County schols battle to fill exceptional children teacher jobs
By Phyllis Moore
Published in News on June 3, 2012 1:50 AM
There continues to be a demand for exceptional children teachers, an area formerly known as "special ed," and officials say they are trying to stay ahead of the need.
"We may be down four or five," said Dr. Marvin McCoy, assistant superintendent for human resource services in Wayne County Public Schools. "It's not a landslide. We're constantly shopping, and we're constantly recruiting."
The district currently employs more than 160 in its EC program and, with upcoming retirements, will likely need to find replacements in 10 positions.
"We're getting our allotments this week, the state will allocate us," he said. "The number of students will call for or dictate the number of positions."

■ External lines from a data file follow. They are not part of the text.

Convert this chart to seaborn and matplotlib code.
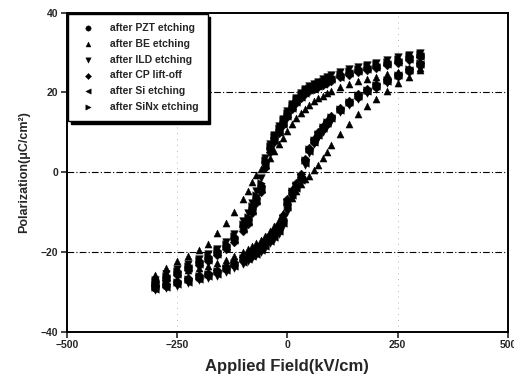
import pandas as pd
import matplotlib
matplotlib.use("Agg")
import matplotlib.pyplot as plt
import seaborn as sns

# applied field grid (kV/cm), shared by every branch
field = [-300, -275, -250, -225, -200, -180, -160, -140, -120, -100,
         -90, -80, -70, -60, -50, -40, -30, -20, -10, 0,
         10, 20, 30, 40, 50, 60, 70, 80, 90, 100,
         120, 140, 160, 180, 200, 225, 250, 275, 300]

# polarization (uC/cm2): "up" = branch coming down from +Emax, "dn" = branch going up from -Emax
pzt_up = [-27.5, -26.2, -25.0, -23.8, -22.5, -21.5, -20.0, -18.5, -16.5, -13.5,
          -11.8, -9.0, -6.5, -3.5, 2.5, 6.0, 8.5, 10.5, 12.5, 14.5,
          16.5, 18.0, 19.2, 20.2, 20.8, 21.2, 21.8, 22.5, 23.0, 23.5,
          24.3, 25.0, 25.6, 26.2, 26.7, 27.3, 28.0, 28.8, 29.3]
pzt_dn = [-29.0, -28.4, -27.8, -27.1, -26.4, -25.8, -25.1, -24.2, -23.2, -22.0,
          -21.3, -20.6, -20.0, -19.1, -18.0, -16.8, -15.6, -14.3, -12.0, -8.0,
          -5.2, -3.6, -1.5, 3.0, 5.6, 7.6, 9.3, 10.9, 12.2, 13.5,
          15.5, 17.3, 18.9, 20.3, 21.5, 22.8, 24.1, 25.5, 27.0]

be_up = [-25.8, -24.0, -22.3, -21.0, -19.5, -18.0, -15.3, -12.8, -10.0, -6.8,
         -4.6, -2.5, -0.8, 0.7, 2.2, 3.7, 5.3, 7.0, 8.7, 10.4,
         12.0, 13.5, 14.8, 15.9, 16.9, 17.8, 18.5, 19.2, 19.8, 20.4,
         21.3, 22.1, 22.8, 23.4, 24.0, 24.6, 25.2, 25.8, 26.2]
be_dn = [-26.0, -25.5, -25.0, -24.5, -24.0, -23.4, -22.8, -22.0, -21.0, -20.0,
         -19.3, -18.6, -17.8, -17.0, -16.0, -14.8, -13.5, -12.0, -10.3, -8.5,
         -6.5, -4.6, -3.0, -1.8, -1.0, 0.5, 1.8, 3.5, 5.2, 6.8,
         9.6, 12.2, 14.6, 16.6, 18.4, 20.5, 22.3, 24.0, 25.7]

ild_up = [-27.0, -25.6, -24.3, -23.0, -21.8, -20.6, -19.2, -17.5, -15.4, -12.3,
          -10.2, -7.6, -4.8, -1.5, 3.6, 7.0, 9.4, 11.5, 13.4, 15.3,
          17.2, 18.7, 19.9, 20.9, 21.6, 22.1, 22.7, 23.3, 23.8, 24.3,
          25.1, 25.8, 26.4, 27.0, 27.5, 28.1, 28.8, 29.5, 30.0]
ild_dn = [-29.6, -29.0, -28.5, -27.8, -27.1, -26.6, -25.9, -25.0, -24.0, -22.9,
          -22.2, -21.5, -20.8, -20.0, -19.0, -17.8, -16.6, -15.4, -13.4, -10.0,
          -6.4, -4.2, -2.2, 1.8, 4.8, 7.0, 8.6, 10.2, 11.6, 12.9,
          15.0, 16.8, 18.4, 19.8, 21.0, 22.4, 23.8, 25.2, 26.6]

cp_up = [-28.2, -26.9, -25.7, -24.5, -23.2, -22.2, -20.8, -19.3, -17.4, -14.6,
         -12.9, -10.3, -7.8, -4.9, 1.0, 5.0, 7.7, 9.8, 11.8, 13.8,
         15.8, 17.4, 18.6, 19.6, 20.3, 20.8, 21.4, 22.0, 22.5, 23.0,
         23.8, 24.5, 25.1, 25.7, 26.2, 26.8, 27.5, 28.2, 28.8]
cp_dn = [-28.6, -27.9, -27.2, -26.5, -25.8, -25.2, -24.4, -23.5, -22.5, -21.3,
         -20.6, -19.9, -19.2, -18.3, -17.1, -15.9, -14.6, -13.2, -10.8, -6.6,
         -4.4, -2.8, -0.4, 3.4, 6.2, 8.4, 10.0, 11.5, 12.8, 14.0,
         16.1, 17.9, 19.5, 20.9, 22.1, 23.4, 24.7, 26.0, 27.4]

si_up = [-27.8, -26.6, -25.4, -24.1, -22.9, -21.9, -20.5, -18.9, -16.9, -14.1,
         -12.4, -9.8, -7.1, -4.2, 1.8, 5.5, 8.1, 10.2, 12.2, 14.1,
         16.1, 17.7, 18.9, 19.9, 20.6, 21.0, 21.6, 22.2, 22.8, 23.3,
         24.0, 24.8, 25.4, 26.0, 26.5, 27.1, 27.7, 28.5, 29.1]
si_dn = [-29.3, -28.7, -28.1, -27.4, -26.7, -26.1, -25.4, -24.6, -23.6, -22.4,
         -21.7, -21.0, -20.4, -19.5, -18.5, -17.3, -16.1, -14.8, -12.6, -8.8,
         -5.8, -3.9, -1.9, 2.4, 5.3, 7.6, 9.4, 11.0, 12.3, 13.6,
         15.7, 17.5, 19.1, 20.5, 21.7, 23.0, 24.3, 25.7, 27.2]

sinx_up = [-27.2, -25.9, -24.7, -23.4, -22.1, -21.1, -19.6, -18.0, -16.0, -13.0,
           -11.1, -8.4, -5.7, -2.6, 3.0, 6.5, 9.0, 11.0, 13.0, 14.9,
           16.8, 18.4, 19.6, 20.6, 21.2, 21.7, 22.3, 22.9, 23.4, 23.9,
           24.7, 25.4, 26.0, 26.6, 27.1, 27.7, 28.4, 29.2, 29.7]
sinx_dn = [-28.8, -28.1, -27.5, -26.8, -26.1, -25.5, -24.7, -23.9, -22.8, -21.6,
           -20.9, -20.2, -19.6, -18.7, -17.5, -16.3, -15.1, -13.8, -11.4, -7.4,
           -4.8, -3.2, -1.0, 3.0, 5.8, 8.0, 9.7, 11.3, 12.6, 13.8,
           15.8, 17.7, 19.3, 20.7, 21.9, 23.2, 24.5, 25.9, 27.3]

labels = ["after PZT etching", "after BE etching", "after ILD etching",
          "after CP lift-off", "after Si etching", "after SiNx etching"]
branches = [(pzt_up, pzt_dn), (be_up, be_dn), (ild_up, ild_dn),
            (cp_up, cp_dn), (si_up, si_dn), (sinx_up, sinx_dn)]
markers = ["o", "^", "v", "D", "<", ">"]
sizes = [30, 26, 30, 20, 30, 30]

rows = []
for lab, (up, dn) in zip(labels, branches):
    for e, p in zip(field, up):
        rows.append((lab, e, p))
    for e, p in zip(field, dn):
        rows.append((lab, e, p))
df = pd.DataFrame(rows, columns=["sample", "field", "pol"])

sns.set_style("ticks")
plt.rcParams["font.family"] = ["Liberation Sans", "DejaVu Sans"]
plt.rcParams["font.weight"] = "bold"

fig = plt.figure(figsize=(5.14, 3.85), dpi=100)
ax = fig.add_axes([0.130, 0.138, 0.858, 0.829])

for lab, m, s in zip(labels, markers, sizes):
    sns.scatterplot(data=df[df["sample"] == lab], x="field", y="pol", ax=ax,
                    marker=m, s=s, color="black", edgecolor="black",
                    linewidth=0.3, label=lab)

ax.set_xlim(-500, 500)
ax.set_ylim(-40, 40)
ax.set_xticks([-500, -250, 0, 250, 500])
ax.set_yticks([-40, -20, 0, 20, 40])
for y in [-20, 0, 20]:
    ax.axhline(y, color="black", lw=0.8, ls=(0, (6, 2, 1, 2)), zorder=0)
for x in [-250, 250]:
    ax.axvline(x, color="0.6", lw=0.6, ls=(0, (1, 6)), zorder=0)

for sp in ax.spines.values():
    sp.set_linewidth(1.4)
    sp.set_color("black")
ax.tick_params(direction="out", length=4, width=1.2, labelsize=7.5, pad=2)
for t in ax.get_xticklabels() + ax.get_yticklabels():
    t.set_fontweight("bold")

ax.set_xlabel("Applied Field(kV/cm)", fontsize=12, fontweight="bold", labelpad=6)
ax.set_ylabel("Polarization(\u03bcC/cm\u00b2)", fontsize=9, fontweight="bold", labelpad=8)

leg = ax.legend(loc="upper left", borderaxespad=0.1, fontsize=7.5, frameon=True,
                fancybox=False, shadow={"color": "black", "alpha": 1},
                handletextpad=1.1, labelspacing=0.55, borderpad=0.9,
                markerscale=0.7)
leg.get_frame().set_edgecolor("black")
leg.get_frame().set_linewidth(1.0)
for t in leg.get_texts():
    t.set_fontweight("bold")

fig.savefig("out.png", dpi=100)
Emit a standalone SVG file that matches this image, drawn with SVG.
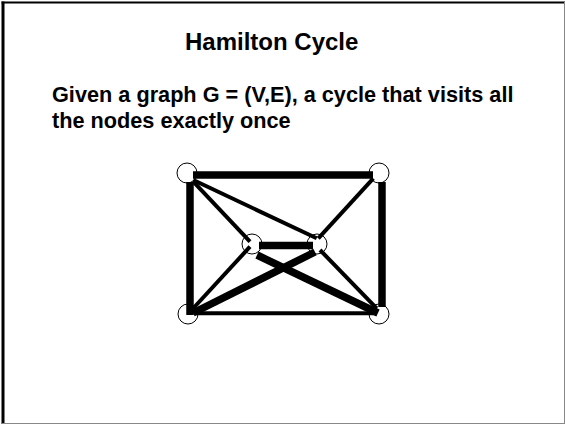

EC teachers are assigned throughout grades K-12, he said. They are certified teachers who cater to a full range of needs, be it the specialized Edgewood Community Developmental School or the regular classroom settings.
The most severe and profound area to serve, McCoy said, would be at Edgewood, which specifically serves that population.
As another school year wraps up and retirements and relocations - the two biggest reasons for special ed vacancies, McCoy said -- his staff shores up efforts to replenish the pool.
"Six years ago when I first came to this job, I established and held a TA Jamboree," he said. "I encouraged all the teacher assistants in the varying fields to go back to school and get their degrees.
"They had them in varying areas and many of them are our classroom teachers today. Through Wachovia Partnership East -- now Wells Fargo -- we were very fortunate to get a lot of teachers to take us up on that and they became certified teachers through the Partnership East program.
"We have been very fortunate that they have accepted the call. There will be that push again."
Of course, in such cases, it helped that the aspiring teachers had already worked in the classroom so they were more keenly aware of the needs of those students.
McCoy has also researched ways of retaining educators.
"I did research on why beginning teachers are leaving the profession," he said. "One of the biggest reasons is lack of support. Our new beginning teachers program, that's what's enabled us to keep our teachers, plus constant mentor support and administrator support."
Strapped state budgets and constraints on allotments have slowed the process of hiring, but McCoy said he is confident that the slots will be filled for the next school year.
One thing that has helped, at least at Edgewood, is that the school has historically maintained a strong reputation.
"There are people that actually move here because of our specialty school," McCoy said. "And with that, there are teachers who have relocated because of our special school and our potential for employment."